Thanks so very much for the reply. I realize and appreciate the work - I am trying to help by giving feedback from a person that is an actual researcher who uses bibtex intensively - I would help with dev, but currently stuggling to keep up with my coding in R and Julia and python - no time to add java…
I suspect my view represent may users. Some points:
.1. Jabref 3 is very very good - one think I like about it is that it is setup to deal with a large data base efficiently - I have over 5000 citations and papers and add 5-10 papers every day. I would have preferred refinement of jabref 3 and moving it to java 9/10/
- Our libary recommends mendaly and zotero - I get the sense you trying to match them? Couple of points. With the problems I faced with jabref 4 I tried to swich to these, but they are simply “too automated” and they are really poor at dealing
with large databases. The competitive advantage of jabref 3 is being able to help maintain a large, complex data base, and keep research notes for each paper. Mendalay and zotero look good and work fine for students with small databases, but impossible to maintain for large bibtex files.

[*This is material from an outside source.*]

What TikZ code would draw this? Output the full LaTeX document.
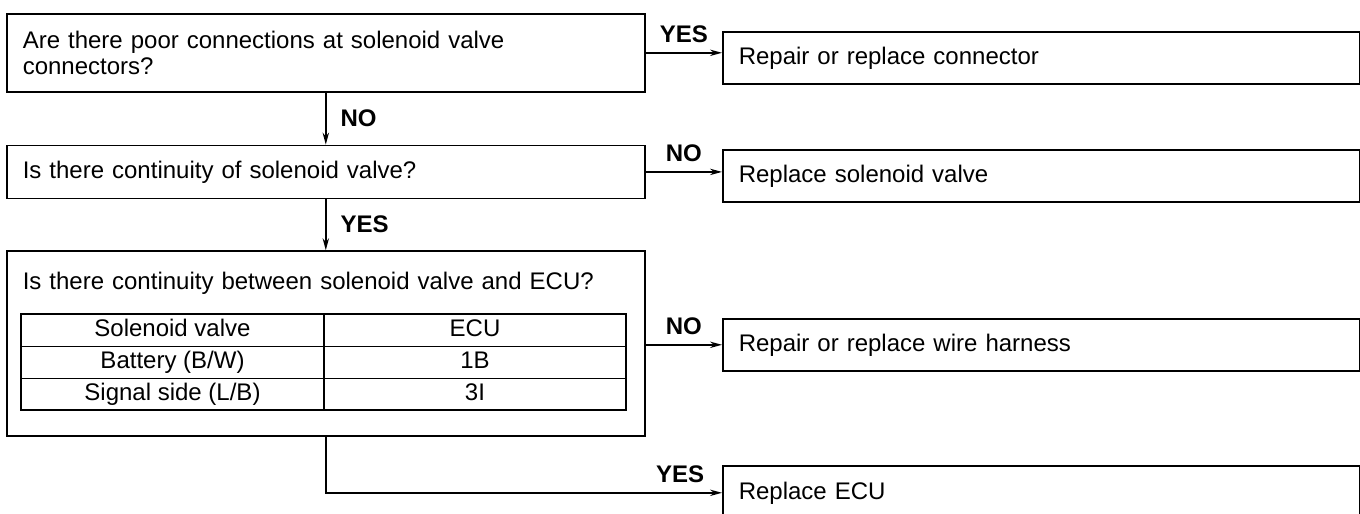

- Having “automatic features” is a disaster for large databases - one mistake and I waste days fixing things. So today I have 5 cites to add - when I use the automatic seach I typically get the wrong file, which is put in the wrong location - wastes time. My workflow starts
with web of science -> jstor - jstor does a good job with the bibex format, which I cut and past into jabref, and then I download and rename the file, and store. Then I click add in jabref 3, and the link is there in a second.
When you do this as much as I do, time makes a different - in addition to being slow, with jabref 4 the auto link is slow, so more time is wasted.
When you guys dropped the support of parenthesis () - I had to write a python script to fix my data base - more hours wasted- anything that potentially messes up a data base has to have some clunky way to do things - automation with no control is really not a good idea…
It is worthwhile keeping in mind that heavy users need speed and reliability above all - I just do not see how you can compete with mendalay and zotero head to head given their resources. What they do not do is create a stable and efficient environment for heay uses
I see this as your competitive advantage.
As I said, ideally I would like a branch for jabref 3 that adds java 10 compatibility and keeps bugs under control.
In any case, jabref 3 is a fantastic reseearch tool - I cannot find any better tool for large databases. Unfortunately, for production use jabref 4 creates so many problems, I have to recommend my students to use jabref 3 for the moment.
For small data bases there is lots of competition - so the jabref advantage is being stable and able to handle large databases well and allow research to add notes for each paper.
Thanks again for reply and many thanks for your hard work.